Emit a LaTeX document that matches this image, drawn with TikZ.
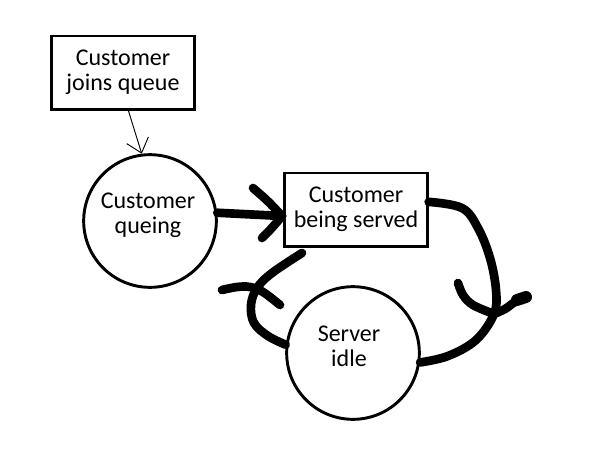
\documentclass[tikz,border=0pt]{standalone}
\usepackage{fontspec}
\setmainfont{Carlito}
\usetikzlibrary{arrows.meta}
\begin{document}
\begin{tikzpicture}[x=0.75pt,y=-0.75pt,
  boxnode/.style={draw,line width=2pt,minimum width=107pt,minimum height=55pt,align=center,inner sep=0pt,font=\fontsize{18}{18.5}\selectfont},
  circnode/.style={draw,circle,line width=2.2pt,minimum size=99.5pt,inner sep=0pt},
  txt/.style={align=center,inner sep=0pt,font=\fontsize{18}{18.5}\selectfont},
  brush/.style={line width=6.5pt,line cap=round,line join=round},
  thinarrow/.style={line width=0.7pt,-{Straight Barb[length=10pt,width=17pt]}}
]
\useasboundingbox (0,0) rectangle (600,450);
% nodes
\node[boxnode] (b1) at (123,72.5) {Customer\\joins queue};
\node[circnode] (c1) at (150,221) {};
\node[txt] (c1t) at (148,215) {Customer\\queing};
\node[boxnode] (b2) at (356,209.5) {Customer\\being served};
\node[circnode] (c2) at (353,353) {};
\node[txt] (c2t) at (349,346) {Server\\idle};
% thin arrow
\draw[thinarrow] (b1.-82) -- (c1.97);
% arrow queue -> served
\coordinate (t1) at (282,216);
\coordinate (w1a) at (253,188);
\coordinate (w1b) at (262,238);
\draw[brush] (c1.7) -- (t1);
\draw[brush] (w1a) .. controls (268,201) .. (t1);
\draw[brush] (w1b) .. controls (272,228) .. (t1);
% right curve served -> idle
\coordinate (t2) at (494,314);
\draw[brush] plot[smooth,tension=0.6] coordinates {(b2.6) (462,208) (478,228) (490,258) (496,290) (t2) (476,340) (448,356) (c2.-8)};
\coordinate (w2a) at (458,283);
\coordinate (w2b) at (526,297);
\draw[brush] plot[smooth,tension=0.6] coordinates {(w2a) (463,295) (473,305) (t2)};
\draw[brush] plot[smooth,tension=0.6] coordinates {(t2) (505,309) (515,302) (w2b)};
\draw[line width=9pt,line cap=round] (517,300) -- (w2b);
% left curve idle -> served
\coordinate (ls) at (302,253);
\draw[brush] plot[smooth,tension=0.6] coordinates {(ls) (272,273) (257,288) (251,305) (254,323) (268,336) (c2.173)};
\coordinate (w3a) at (222,290);
\coordinate (w3b) at (280,305);
\draw[brush] plot[smooth,tension=0.6] coordinates {(w3a) (237,287) (250,287) (263,292) (w3b)};
\end{tikzpicture}
\end{document}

WORK INSTRUCTIONS: Write out the listing word for word, omitting the pictures it holds.

COMPLETE RESPONSE:
Emit a LaTeX document that matches this image, drawn with TikZ.
\documentclass[tikz,border=0pt]{standalone}
\usepackage{fontspec}
\setmainfont{Carlito}
\usetikzlibrary{arrows.meta}
\begin{document}
\begin{tikzpicture}[x=0.75pt,y=-0.75pt,
  boxnode/.style={draw,line width=2pt,minimum width=107pt,minimum height=55pt,align=center,inner sep=0pt,font=\fontsize{18}{18.5}\selectfont},
  circnode/.style={draw,circle,line width=2.2pt,minimum size=99.5pt,inner sep=0pt},
  txt/.style={align=center,inner sep=0pt,font=\fontsize{18}{18.5}\selectfont},
  brush/.style={line width=6.5pt,line cap=round,line join=round},
  thinarrow/.style={line width=0.7pt,-{Straight Barb[length=10pt,width=17pt]}}
]
\useasboundingbox (0,0) rectangle (600,450);
% nodes
\node[boxnode] (b1) at (123,72.5) {Customer\\joins queue};
\node[circnode] (c1) at (150,221) {};
\node[txt] (c1t) at (148,215) {Customer\\queing};
\node[boxnode] (b2) at (356,209.5) {Customer\\being served};
\node[circnode] (c2) at (353,353) {};
\node[txt] (c2t) at (349,346) {Server\\idle};
% thin arrow
\draw[thinarrow] (b1.-82) -- (c1.97);
% arrow queue -> served
\coordinate (t1) at (282,216);
\coordinate (w1a) at (253,188);
\coordinate (w1b) at (262,238);
\draw[brush] (c1.7) -- (t1);
\draw[brush] (w1a) .. controls (268,201) .. (t1);
\draw[brush] (w1b) .. controls (272,228) .. (t1);
% right curve served -> idle
\coordinate (t2) at (494,314);
\draw[brush] plot[smooth,tension=0.6] coordinates {(b2.6) (462,208) (478,228) (490,258) (496,290) (t2) (476,340) (448,356) (c2.-8)};
\coordinate (w2a) at (458,283);
\coordinate (w2b) at (526,297);
\draw[brush] plot[smooth,tension=0.6] coordinates {(w2a) (463,295) (473,305) (t2)};
\draw[brush] plot[smooth,tension=0.6] coordinates {(t2) (505,309) (515,302) (w2b)};
\draw[line width=9pt,line cap=round] (517,300) -- (w2b);
% left curve idle -> served
\coordinate (ls) at (302,253);
\draw[brush] plot[smooth,tension=0.6] coordinates {(ls) (272,273) (257,288) (251,305) (254,323) (268,336) (c2.173)};
\coordinate (w3a) at (222,290);
\coordinate (w3b) at (280,305);
\draw[brush] plot[smooth,tension=0.6] coordinates {(w3a) (237,287) (250,287) (263,292) (w3b)};
\end{tikzpicture}
\end{document}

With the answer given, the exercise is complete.